森林生態系部門 白澤 紘明
森林内の道路網(以下「路網」)は森林施業を実施する上で欠かすことのできない基盤です。車両が通行できる路網があって、人は初めて木材資源に到達でき、木材の輸送が可能になるといっても過言ではありません。路網がなければ、施業地まで延々歩いて行かねばならず、伐採現場から重たい丸太を担いで運ばねばなりません。林業を成立させるためには、十分な路網整備を行い、木材資源の利用可能性を高める必要があるのです。
しかしながら、日本の路網整備はあまり進んでいないのが現状です。その原因のひとつとして、森林域における地形条件の厳しさが挙げられます。単純な話、急峻(きゅうしゅん)で複雑な地形に路網を設計・作設することは技術的に難しいのです。路網の設計には様々な制約がついて回ります。例えば、カーブがきつすぎては車両が曲がれないので曲線半径を一定値以上にする、坂がきつすぎては登坂できないので縦断勾配を一定値以下にする、といったものです。設計者はこういった制約を満たし、かつ作設費用や環境への影響を最小限に抑える路網計画を作成しなければなりません。地形条件の厳しい森林では制約を満たす計画を作成することでさえ、至難の業です。

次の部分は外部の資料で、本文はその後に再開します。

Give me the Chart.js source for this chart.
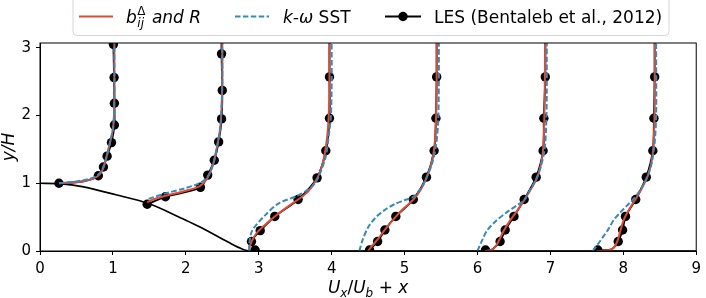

そこで私は路網計画の作成支援を目的とした研究を行ってきました。そして現在は、研究成果に基づき、住友林業株式会社と共同で路網計画アプリケーションを開発しています。インタラクティブな操作によって、作設費用や制約を満たす度合いを視覚的に把握しつつ、道路線形を画面上で設計することができます。加えて、目的地点間を最適に結ぶような自動設計も可能です。従来通り紙上で計画を作成する場合と比べ、アプリケーションを使用することで、作成業務の効率化、計画自体の最適化が格段に進むものと思っています。
開発中のアプリケーションは京都府京丹波町に導入され、京丹波森林組合で森林施業プランナーの方々が実際の業務に使用する予定です。近年、森林域においても、航空レーザ測量によって、詳細な地形データが容易に入手可能になっており、本アプリケーションの有用性はますます高まるものと思われます。アプリケーションの普及が、より良い道づくりの実現、ひいては路網整備促進の一助になることを願っています。今後も研究成果を林業の現場に役立つツールとして還元していければと考えています。